NOTE: The drive failure did not affect the storage location where the GitLab/Git repositories are stored! We used the nightly backup of the GitLab database and supporting services to recover the additional configuration needed to bring the service back up.
What You should look out for:
Our backup process runs at midnight. Therefore, and data entered within the User Interface of GitLab (issues, Wikis, etc) between Midnight and 7:15 AM may have been lost. This does NOT apply to code committed to the remote repositories. Any code that has been committed to GitLab should not have been affected and no data should have been lost.
Since we are operating on a new Virtual Server, those of you who use SSH in order to interact with the server will have to update your "known_hosts". In a lot of cases, you will be prompted with a message along the lines of "Remote Host Identification Has Changed" with some additional text regarding a possible Man-in-the-middle attack. This is an expected side-effect of the migration to a new host - please do not be alarmed. To resolve this issue, please refer to the message that you see on the screen and take note of what "known_hosts" file you are being prompted for. These are typically located in your home folder under the ".ssh" hidden folder, but they can be stored elsewhere. Once you know where the know_hosts (or known_hosts2 on some MACs) is located, open that file with a text editor, find any line that has "gitlab.partners.org" or "gitlab.dipr.partners.org" in it and remove it - remove the whole line of text. Then save the file. NOTE: by modifying this file you do NOT risk damaging any configurations you may have for connections to other servers. This file simply contains the fingerprints of servers you have connected to previously.
Please check any automated processes and runners to ensure that they are working as expected. If you experience any issues, please feel free to contact us for assistance at rcc@partners.org with the words GitLab in the somewhere in the subject line.
---------------------
Additional Notes:
Q: Why did it take so long?
A: The outage was prolonged for a number of reasons. Chief among which was the fact that we had not done a full-scale disaster recovery of the service and had to take careful steps to ensure that no data was lost or corrupted.

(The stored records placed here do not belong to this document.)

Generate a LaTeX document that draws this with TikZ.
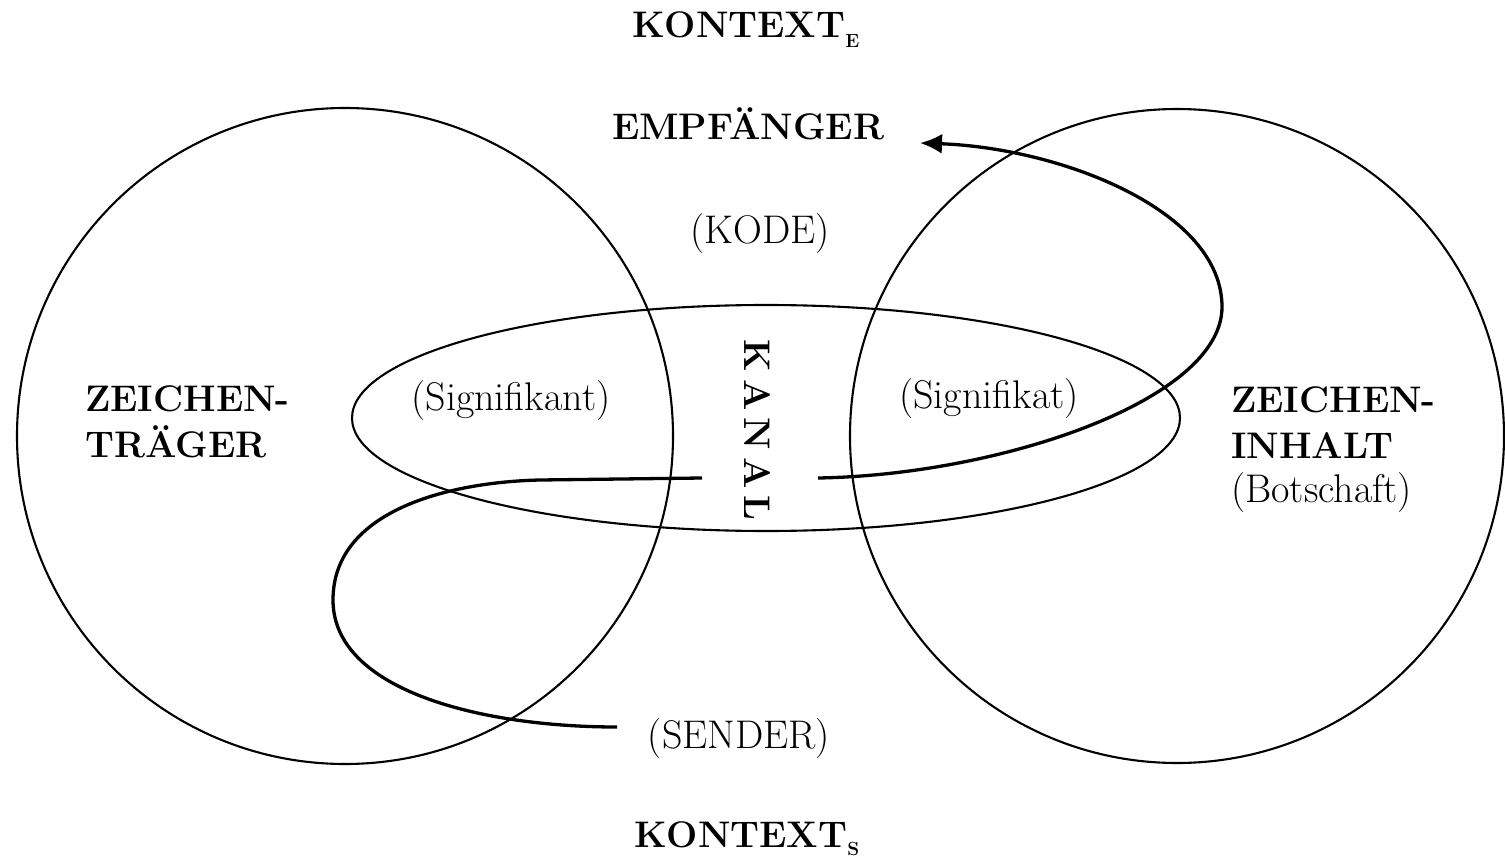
\documentclass[tikz,border=0pt]{standalone}
\usetikzlibrary{arrows.meta}
\tikzset{
  thinline/.style={line width=2.1pt},
  flow/.style={line width=3.3pt},
  bold/.style={font=\fontsize{37}{44}\selectfont\bfseries, inner sep=0pt},
  reg/.style={font=\fontsize{40}{47}\selectfont, inner sep=0pt},
}
\begin{document}
\begin{tikzpicture}[x=1pt,y=-1pt]
\useasboundingbox (0,0) rectangle (1505,856);
% shapes
\draw[thinline] (345,436) circle (328pt);
\draw[thinline] (1177,436) circle (327pt);
\draw[thinline] (766,418) ellipse [x radius=414pt, y radius=113pt];
% texts
\node[bold, anchor=base west] (ke) at (632,38) {KONTEXT\raisebox{-10pt}{\fontsize{19}{19}\selectfont E}};
\node[bold, anchor=base west] (emp) at (612,140) {EMPF\"ANGER};
\node[reg, anchor=base] (kode) at (760,243) {(KODE)};
\node[reg, anchor=base] (sgnt) at (511,410) {(Signifikant)};
\node[reg, anchor=base] (sgnf) at (989,408) {(Signifikat)};
\node[bold, anchor=base west] (zt1) at (85,411) {ZEICHEN-};
\node[bold, anchor=base west] (zt2) at (85,457) {TR\"AGER};
\node[bold, anchor=base west] (zi1) at (1231,412) {ZEICHEN-};
\node[bold, anchor=base west] (zi2) at (1231,458) {INHALT};
\node[reg, anchor=base west] (bot) at (1231,502) {(Botschaft)};
\node[reg, anchor=base] (sender) at (739,748) {(SENDER)};
\node[bold, anchor=base west] (ks) at (634,847) {KONTEXT\raisebox{-8pt}{\fontsize{19}{19}\selectfont S}};
\node[bold, rotate=-90] (kanal) at (757,430) {K\hspace{7pt}A\hspace{7pt}N\hspace{7pt}A\hspace{7pt}L};
% connectors
\coordinate (s0) at (617,727);
\coordinate (s1) at (702,478);
\coordinate (r0) at (818,478);
\coordinate (r1) at (920,143);
\draw[flow] (s0) .. controls (480,727) and (333,690) .. (333,600)
  .. controls (333,510) and (450,482) .. (540,480) -- (s1);
\draw[flow, -{Latex[length=22pt,width=20pt]}] (r0) .. controls (1000,475) and (1222,400) .. (1222,307)
  .. controls (1222,210) and (1060,148) .. (r1);
\end{tikzpicture}
\end{document}
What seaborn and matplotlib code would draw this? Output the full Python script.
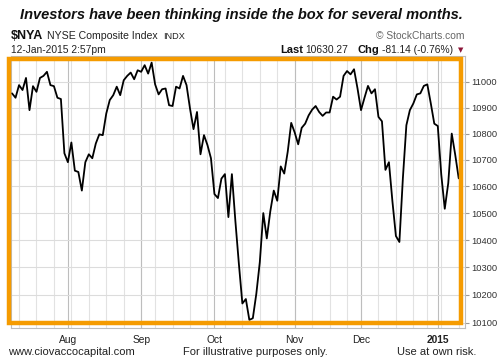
import matplotlib
matplotlib.use("Agg")
import matplotlib.pyplot as plt
from matplotlib.patches import Rectangle
from matplotlib.ticker import FixedLocator, NullLocator, FixedFormatter
import seaborn as sns
import pandas as pd
import numpy as np

# ---- data (NYSE Composite daily closes) ----
holidays = ["2014-09-01", "2014-11-27", "2014-12-25", "2015-01-01"]
dates = pd.bdate_range("2014-07-10", "2015-01-12", freq="C", holidays=holidays)

close = [
    10955, 10938, 10987, 10968, 11015, 10890, 10983, 10961, 11015, 11023,
    11039, 10987, 10983, 10938, 10933, 10725, 10691, 10766, 10659, 10654,
    10584, 10691, 10721, 10706, 10762, 10797, 10794, 10877, 10929, 10948,
    10981, 10948, 11006, 11023, 11036, 11010, 11045, 11039, 11065, 11032,
    11075, 10990, 10951, 10971, 10974, 10909, 10906, 10981, 10974, 11023,
    10987, 10896, 10817, 10883, 10721, 10794, 10756, 10706, 10571, 10556,
    10629, 10646, 10485, 10646, 10470, 10313, 10169, 10185, 10110, 10116,
    10204, 10319, 10500, 10406, 10506, 10584, 10546, 10675, 10648, 10731,
    10841, 10804, 10759, 10822, 10838, 10870, 10892, 10906, 10883, 10868,
    10881, 10881, 10942, 10931, 10942, 11023, 11042, 11029, 11049, 10974,
    10890, 10938, 10984, 10955, 10971, 10864, 10847, 10662, 10691, 10544,
    10415, 10393, 10631, 10832, 10890, 10916, 10951, 10955, 10984, 10990,
    10916, 10838, 10829, 10644, 10516, 10612, 10800, 10719, 10630,
]
ytick_values = [10100, 10200, 10300, 10400, 10500, 10600, 10700, 10800, 10900, 11000]
month_labels = ["Aug", "Sep", "Oct", "Nov", "Dec", "2015"]

df = pd.DataFrame({"day": np.arange(len(close)), "close": close, "date": dates})

# ---- style ----
sns.set_style("white")
plt.rcParams["font.family"] = ["Liberation Sans", "DejaVu Sans"]

W, H = 499, 363
fig = plt.figure(figsize=(W / 100, H / 100), dpi=100)

def fx(x):
    return x / W

def fy(y):
    return 1 - y / H

ax = fig.add_axes([fx(11), fy(328), fx(465) - fx(11), fy(56) - fy(328)])

sns.lineplot(data=df, x="day", y="close", ax=ax, color="black", linewidth=1.3, zorder=5)

ax.set_yscale("log")
ax.set_ylim(10081, 11101)
ax.set_xlim(-0.3, 129.8)

# y axis on right
ax.yaxis.tick_right()
ax.yaxis.set_major_locator(FixedLocator(ytick_values))
ax.yaxis.set_major_formatter(FixedFormatter([str(v) for v in ytick_values]))
ax.yaxis.set_minor_locator(NullLocator())
ax.tick_params(axis="y", which="major", right=True, left=False, length=3, width=0.8,
               color="#999999", labelsize=6.7, labelcolor="#333333", pad=1.5)

# x axis: month starts (major) and each trading day (minor)
month_first = df.groupby(df["date"].dt.to_period("M"))["day"].min().values[1:]
week_first = df.groupby(df["date"].dt.to_period("W"))["day"].min().values[1:]
ax.xaxis.set_major_locator(FixedLocator(month_first))
ax.xaxis.set_major_formatter(FixedFormatter(month_labels))
ax.xaxis.set_minor_locator(FixedLocator(df["day"].values))
ax.tick_params(axis="x", which="major", length=4, width=0.8, color="#aaaaaa",
               labelsize=7.4, labelcolor="#222222", pad=1.2)
ax.tick_params(axis="x", which="minor", length=1.8, width=0.6, color="#bbbbbb")
for lbl in ax.get_xticklabels():
    if lbl.get_text() == "2015":
        lbl.set_fontweight("bold")

ax.set_xlabel("")
ax.set_ylabel("")

# grid
ax.grid(True, axis="y", which="major", color="#dcdcdc", linewidth=0.8)
ax.grid(True, axis="x", which="major", color="#bdbdbd", linewidth=0.8)
ax.vlines(week_first, 0, 1, transform=ax.get_xaxis_transform(), color="#e2e2e2",
          linewidth=0.8, zorder=0)
ax.set_axisbelow(True)

for s in ax.spines.values():
    s.set_color("#bdbdbd")
    s.set_linewidth(0.8)

# orange box
fig.patches.append(Rectangle((fx(9), fy(323)), fx(461) - fx(9), fy(59) - fy(323),
                             transform=fig.transFigure, fill=False,
                             edgecolor="#F59B00", linewidth=3.2, zorder=10))

# header texts
fig.text(fx(241), fy(19.5), "Investors have been thinking inside the box for several months.",
         ha="center", va="baseline", fontsize=10.5, fontweight="bold", style="italic",
         color="#111111")
fig.text(fx(11), fy(39), "$NYA", ha="left", va="baseline", fontsize=9, fontweight="bold",
         color="#111111")
fig.text(fx(47), fy(39), "NYSE Composite Index", ha="left", va="baseline", fontsize=7.6,
         color="#222222")
fig.text(fx(163), fy(39), "INDX", ha="left", va="baseline", fontsize=6.6, color="#222222")
fig.text(fx(465), fy(39), "\u00a9 StockCharts.com", ha="right", va="baseline", fontsize=7.4,
         color="#666666")
fig.text(fx(11), fy(53), "12-Jan-2015 2:57pm", ha="left", va="baseline", fontsize=7.4,
         color="#222222")
fig.text(fx(280), fy(53), "Last", ha="left", va="baseline", fontsize=8, fontweight="bold",
         color="#111111")
fig.text(fx(305), fy(53), "10630.27", ha="left", va="baseline", fontsize=7.4, color="#222222")
fig.text(fx(357), fy(53), "Chg", ha="left", va="baseline", fontsize=8, fontweight="bold",
         color="#111111")
fig.text(fx(382), fy(53), "-81.14 (-0.76%)", ha="left", va="baseline", fontsize=7.4,
         color="#222222")
fig.text(fx(458), fy(52), "\u25bc", ha="left", va="baseline", fontsize=5,
         color="#8B1538", family=["DejaVu Sans"])

# footer texts
fig.text(fx(8), fy(355), "www.ciovaccocapital.com", ha="left", va="baseline", fontsize=8,
         color="#222222")
fig.text(fx(183), fy(355), "For illustrative purposes only.", ha="left", va="baseline",
         fontsize=8, color="#222222")
fig.text(fx(397), fy(355), "Use at own risk.", ha="left", va="baseline", fontsize=8,
         color="#222222")

fig.savefig("out.png", dpi=100)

Q: Are there any up-sides to this crash?
A: Actually, yes. We are now running on new-er Operating System and have more resources provisioned to the machine. We can also now use ED25519 keys for SSH communication with GitLab (as opposed to RSA only previously).
Q: Would the upgrade to GitLab 11.11.5 take place soon?
A: Yes. The upgrade to 11.11.5 will be re-scheduled. A separate notification will be sent out for that when we are sure that the new system is fully validated by you - the users.